Hobbes would be astounded that our form of government has lasted well over two hundred years. In terms of a constitution continuously in effect, ours is not a young but an old country. The weakness of the U.S. government is also its strength. While it has endured a civil war and major civil unrest, it has survived both. In both cases, the ideals of the constitution eventually supplied the inspiration and means for reconciling the different factions. Hobbes might cringe just thinking about a country in which prostitution, the sale of pornographic materials, casino gambling, the purchase of alcohol, moments of silence before school, ticket "scalping," late term abortion and marijuana use are legal some places or under some circumstances and not legal in others. However, the flexibility to accommodate local standards of justice into the larger framework may very well be what, for better or worse, has kept the social peace so well.

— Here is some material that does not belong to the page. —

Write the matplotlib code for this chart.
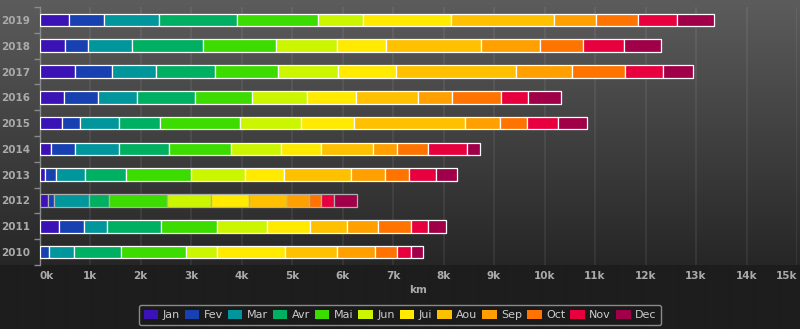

Still, on the matter of violent crime, it is difficult to argue with Hobbes that government is not fulfilling the most important of its responsibilities adequately. Does the prevalence of crime in our society mean that Hobbes was correct, that a government such as ours is, after all, an absurdity? If you live in a high crime area, would you trade more security for less freedom? Conversely, is the freedom Americans enjoy in so many areas of their lives worth enduring the increased risk of violent crime?